How many times have you heard, “curveballs place more stress on the elbow than fastballs, ” or ” throwing curveballs will ruin a young kids elbow,” or something similar from a coach or parent? I imagine quite a bit.
Research paints a different picture though. In a research article that Dr. Glenn Fleisig and Dr. James Andrews published in Sports Health in 2012, they cited six studies that either showed a curveball actually places less or equal varus torque on the elbow than a fastball or pitchers who began throwing the curveball at an age 13 years old or younger did not have any greater injury risk than pitchers who started throwing it at an older age. Rather the primary cause of youth elbow injuries was found to be overuse: pitches per game, innings per year, and months pitched per year. Pitching while fatigued, pitching for two different teams during the same competitive season and poor pitching mechanics in general were also found to contribute to youth elbow injuries.
You can read the full study here:
A more recent literature review regarding curveball use and youth injury risk by Grantham et al. in 2015 looked at 10 studies related to curveball biomechanics and 5 studies related to pain or injury incidence while throwing curveballs. Of the 10 biomechanical studies, none of them reported more increased torque at the shoulder or elbow when throwing a curveball versus a fastball. Three of the five pain related studies reported no relationship between curveballs and shoulder/elbow pain while 1 study did report more shoulder pain from thowing a curveball versus a fastball.
You can find they study here:
Generally speaking, these studies have shown velocity of the pitch, not type of pitch, is what results in higher levels of stress at the elbow and shoulder.
There is however, a non-peer reviewed thus non-published in house study done on a small sample size of higher level pitchers by Driveline baseball in Seattle, Washington that found some interesting data when comparing fastballs to off-speed pitches. Initially their findings supported what the other research studies have found: fastballs placed more torque on the elbow than curveballs. However, when they normalized for velocity, the curveballs actually had a higher stress value. Here is the data chart from their study. There were 8 pitchers in the study and the columns are broken down into fastball vs curveballs for each pitcher. The original stress numbers are in those columns. If you scroll to the right, you’ll see the normalized for velocity stress numbers. Driveline Fastball vs offspeed data Obviously 8 pitchers is a very small sample size and the velocity was normalized via a math equation. What’s that’s saying is all things being equal, it’s possible curveballs place more stress on the elbow than fastballs, but again velocity is the big variable here.
It’s pretty clear the myth that curveballs are the reason for youth pitching injuries can actually be put to bed. It’s also clear there are numerous factors that result in youth pitching injuries and curveballs may certainly be one factor depending on the mechanics used to throw them. It’s certainly considered by many to be within best practice to limit complicating things for youth pitchers by introducing curveballs before they have established proper pitching mechanics. Most importantly, all the Physical Therapists, orthopedic surgeons and athletic trainers I have every heard speak or have read regarding the topic of youth baseball injuries place overuse well above curveball use as the biggest issue in youth baseball. In fact, here is a quote by Dr. Glenn Flesig, “it wasn’t the invention of the curveball that increased risk, it was year-round baseball.”
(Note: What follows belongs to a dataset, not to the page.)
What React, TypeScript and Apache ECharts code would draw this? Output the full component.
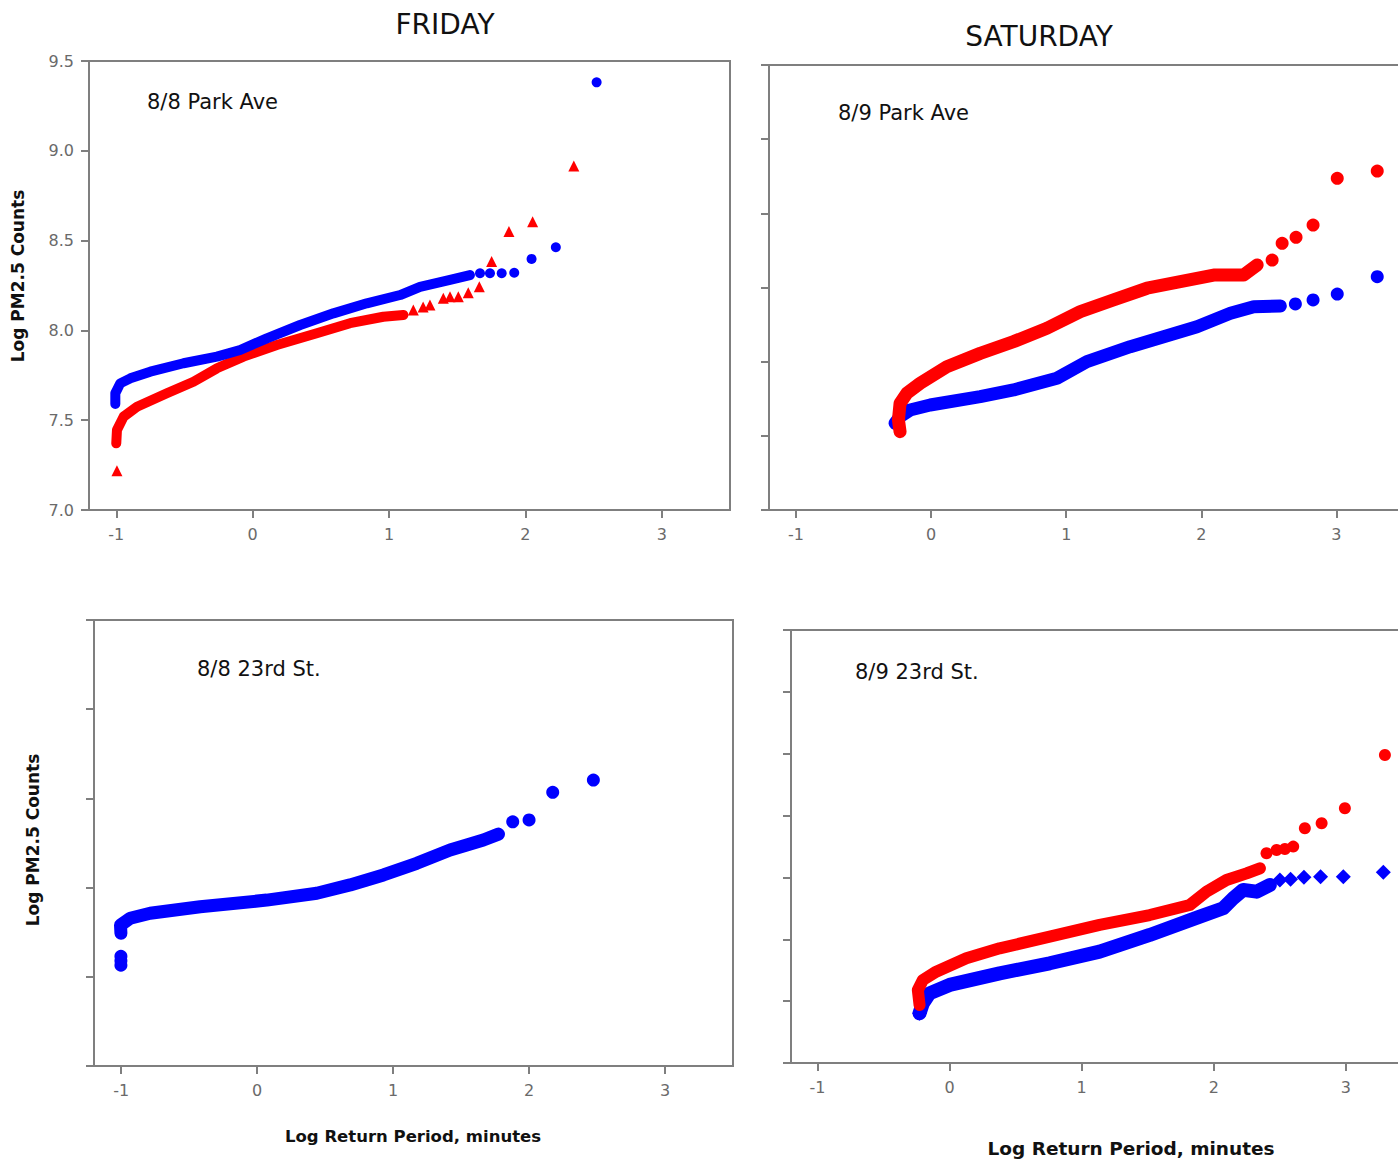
import React, { useEffect, useRef } from "react";
import * as echarts from "echarts";

// ---------- Tick values / labels ----------
const xTickValues = [-1, 0, 1, 2, 3];
const dayTitles = ["FRIDAY", "SATURDAY"];
const panelLabels = ["8/8 Park Ave", "8/9 Park Ave", "8/8 23rd St.", "8/9 23rd St."];
const yAxisTitle = "Log PM2.5 Counts";
const xAxisTitle = "Log Return Period, minutes";

// ---------- Friday, Park Ave (top-left) ----------
const friParkBlueBand = [
  [-1.007, 7.59], [-1.007, 7.65], [-0.971, 7.705], [-0.897, 7.733], [-0.751, 7.77],
  [-0.507, 7.817], [-0.262, 7.854], [-0.092, 7.891], [0.104, 7.956], [0.348, 8.03],
  [0.592, 8.095], [0.837, 8.151], [1.081, 8.197], [1.227, 8.243], [1.447, 8.281], [1.593, 8.308],
];
const friParkBluePoints = [
  [1.667, 8.318], [1.74, 8.318], [1.826, 8.318], [1.918, 8.321], [2.045, 8.398], [2.223, 8.463], [2.522, 9.381],
];
const friParkRedBand = [
  [-1.0, 7.371], [-0.995, 7.445], [-0.946, 7.52], [-0.848, 7.575], [-0.629, 7.65],
  [-0.434, 7.714], [-0.262, 7.789], [-0.067, 7.854], [0.177, 7.919], [0.47, 7.984],
  [0.714, 8.04], [0.958, 8.076], [1.105, 8.086],
];
const friParkRedPoints = [
  [-0.995, 7.219], [1.178, 8.114], [1.25, 8.13], [1.3, 8.141], [1.398, 8.179], [1.447, 8.188],
  [1.508, 8.188], [1.581, 8.21], [1.662, 8.243], [1.752, 8.383], [1.879, 8.55], [2.053, 8.605], [2.355, 8.915],
];

// ---------- Saturday, Park Ave (top-right) ----------
const satParkBlueBand = [
  [-0.267, 7.585], [-0.23, 7.629], [-0.156, 7.674], [-0.007, 7.708], [0.363, 7.764],
  [0.61, 7.809], [0.931, 7.888], [1.153, 8.0], [1.474, 8.101], [1.721, 8.168],
  [1.968, 8.236], [2.215, 8.326], [2.388, 8.371], [2.585, 8.375],
];
const satParkBluePoints = [[2.696, 8.389], [2.827, 8.416], [3.006, 8.456], [3.302, 8.573]];
const satParkRedBand = [
  [-0.23, 7.528], [-0.242, 7.607], [-0.23, 7.719], [-0.18, 7.787], [-0.081, 7.854],
  [0.116, 7.966], [0.363, 8.056], [0.61, 8.135], [0.857, 8.225], [1.104, 8.337],
  [1.35, 8.416], [1.598, 8.495], [1.844, 8.539], [2.091, 8.584], [2.313, 8.584], [2.413, 8.652],
];
const satParkRedPoints = [[2.524, 8.685], [2.598, 8.798], [2.701, 8.838], [2.827, 8.921], [3.006, 9.236], [3.302, 9.285]];

// ---------- Friday, 23rd St. (bottom-left) ----------
const fri23BlueBand = [
  [-1.002, 7.744], [-1.005, 7.79], [-0.934, 7.828], [-0.787, 7.856], [-0.419, 7.893],
  [0.071, 7.93], [0.439, 7.968], [0.684, 8.015], [0.929, 8.071], [1.174, 8.136],
  [1.419, 8.211], [1.542, 8.239], [1.664, 8.267], [1.775, 8.3],
];
const fri23BluePoints = [
  [-1.002, 7.565], [-1.002, 7.59], [-1.002, 7.615], [1.88, 8.369], [2.0, 8.379], [2.174, 8.534], [2.473, 8.603],
];

// ---------- Saturday, 23rd St. (bottom-right) ----------
const sat23BlueBand = [
  [-0.227, 7.402], [-0.202, 7.483], [-0.152, 7.563], [0.0, 7.631], [0.379, 7.725],
  [0.758, 7.806], [1.136, 7.9], [1.515, 8.035], [1.894, 8.183], [2.071, 8.251],
  [2.146, 8.331], [2.222, 8.399], [2.323, 8.385], [2.424, 8.439],
];
const sat23BluePoints = [
  [-0.227, 7.402], [2.5, 8.479], [2.581, 8.485], [2.682, 8.501], [2.808, 8.506], [2.98, 8.506], [3.283, 8.542],
];
const sat23RedBand = [
  [-0.227, 7.469], [-0.24, 7.59], [-0.202, 7.671], [-0.101, 7.738], [0.127, 7.846],
  [0.379, 7.927], [0.758, 8.021], [1.136, 8.116], [1.515, 8.196], [1.818, 8.277],
  [1.945, 8.385], [2.096, 8.479], [2.248, 8.533], [2.349, 8.574],
];
const sat23RedPoints = [
  [2.399, 8.695], [2.475, 8.722], [2.538, 8.73], [2.601, 8.749], [2.689, 8.897], [2.816, 8.938], [2.992, 9.059], [3.295, 9.49],
];

const BLUE = "#0000ff";
const RED = "#ff0000";
const AXIS = "#7f7f7f";
const FONT = "DejaVu Sans";

const grids = [
  { left: 89, top: 61, width: 641, height: 449 },
  { left: 769, top: 65, width: 635, height: 445 },
  { left: 94, top: 620, width: 639, height: 446 },
  { left: 791, top: 630, width: 621, height: 433 },
];
const yMax = [9.5, 10.0, 9.5, 10.5];

function xAxis(gridIndex: number) {
  return {
    type: "value",
    gridIndex,
    min: -1.2,
    max: 3.5,
    axisLine: { show: true, onZero: false, lineStyle: { color: AXIS, width: 2 } },
    axisTick: { show: true, length: 8, customValues: xTickValues, lineStyle: { color: AXIS, width: 2 } },
    axisLabel: { customValues: xTickValues, color: "#6a6a6a", fontFamily: FONT, fontSize: 16, margin: 16 },
    splitLine: { show: false },
  };
}

function yAxis(gridIndex: number) {
  return {
    type: "value",
    gridIndex,
    min: 7,
    max: yMax[gridIndex],
    interval: 0.5,
    axisLine: { show: true, onZero: false, lineStyle: { color: AXIS, width: 2 } },
    axisTick: { show: true, length: 8, lineStyle: { color: AXIS, width: 2 } },
    axisLabel: {
      show: gridIndex === 0,
      color: "#6a6a6a",
      fontFamily: FONT,
      fontSize: 16,
      margin: 15,
      formatter: (v: number) => v.toFixed(1),
    },
    splitLine: { show: false },
  };
}

function band(idx: number, data: number[][], color: string, width: number) {
  return {
    type: "line",
    xAxisIndex: idx,
    yAxisIndex: idx,
    data,
    showSymbol: false,
    silent: true,
    lineStyle: { color, width, cap: "round", join: "round" },
  };
}

function pts(idx: number, data: number[][], color: string, symbol: string, size: number) {
  return {
    type: "scatter",
    xAxisIndex: idx,
    yAxisIndex: idx,
    data,
    symbol,
    symbolSize: size,
    silent: true,
    itemStyle: { color, opacity: 1 },
  };
}

function textEl(text: string, x: number, y: number, size: number, opts: any = {}) {
  return {
    type: "text",
    x,
    y,
    rotation: opts.rotation || 0,
    silent: true,
    style: {
      text,
      fill: opts.fill || "#111111",
      fontFamily: FONT,
      fontSize: size,
      fontWeight: opts.bold ? "bold" : "normal",
      align: opts.align || "center",
      verticalAlign: "middle",
    },
  };
}

export default function App() {
  const ref = useRef<HTMLDivElement>(null);
  useEffect(() => {
    if (!ref.current) return;
    const chart = echarts.init(ref.current, undefined, { renderer: "svg" });
    chart.setOption({
      animation: false,
      backgroundColor: "#ffffff",
      grid: grids.map((g) => ({ ...g, show: true, borderColor: AXIS, borderWidth: 2, backgroundColor: "transparent" })),
      xAxis: [0, 1, 2, 3].map(xAxis),
      yAxis: [0, 1, 2, 3].map(yAxis),
      series: [
        band(0, friParkRedBand, RED, 10),
        pts(0, friParkRedPoints, RED, "triangle", 11),
        band(0, friParkBlueBand, BLUE, 10),
        pts(0, friParkBluePoints, BLUE, "circle", 10),

        band(1, satParkBlueBand, BLUE, 13),
        pts(1, satParkBluePoints, BLUE, "circle", 13),
        band(1, satParkRedBand, RED, 13),
        pts(1, satParkRedPoints, RED, "circle", 13),

        band(2, fri23BlueBand, BLUE, 13),
        pts(2, fri23BluePoints, BLUE, "circle", 13),

        band(3, sat23BlueBand, BLUE, 14),
        pts(3, sat23BluePoints, BLUE, "diamond", 15),
        band(3, sat23RedBand, RED, 12),
        pts(3, sat23RedPoints, RED, "circle", 12),
      ],
      graphic: [
        textEl(dayTitles[0], 445, 24.5, 28),
        textEl(dayTitles[1], 1039, 36.5, 28),
        textEl(panelLabels[0], 147, 102, 21, { align: "left" }),
        textEl(panelLabels[1], 838, 112.5, 21, { align: "left" }),
        textEl(panelLabels[2], 197, 668.5, 21, { align: "left" }),
        textEl(panelLabels[3], 855, 672, 21, { align: "left" }),
        textEl(yAxisTitle, 18, 276, 17, { bold: true, rotation: Math.PI / 2 }),
        textEl(yAxisTitle, 33, 840, 17, { bold: true, rotation: Math.PI / 2 }),
        textEl(xAxisTitle, 413, 1136, 16.5, { bold: true }),
        textEl(xAxisTitle, 1131, 1148, 18.5, { bold: true }),
      ],
    });
    return () => chart.dispose();
  }, []);
  return (
    <div style={{ position: "absolute", left: 0, top: 0, width: 1398, height: 1160, overflow: "hidden", background: "#fff" }}>
      <div ref={ref} style={{ width: 1420, height: 1160 }} />
    </div>
  );
}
Don’t miss the forest for the tress. Throwing with greater velocity, throwing more than 80 pitches a game, pitching more than 8 months a year, pitching for more than one team in the same competitive season, pitching while fatigued and pitching with poor mechanics are all more related to elbow injury risk than throwing a curveball and are all what I dare say to be much bigger issues in youth baseball than curveball use.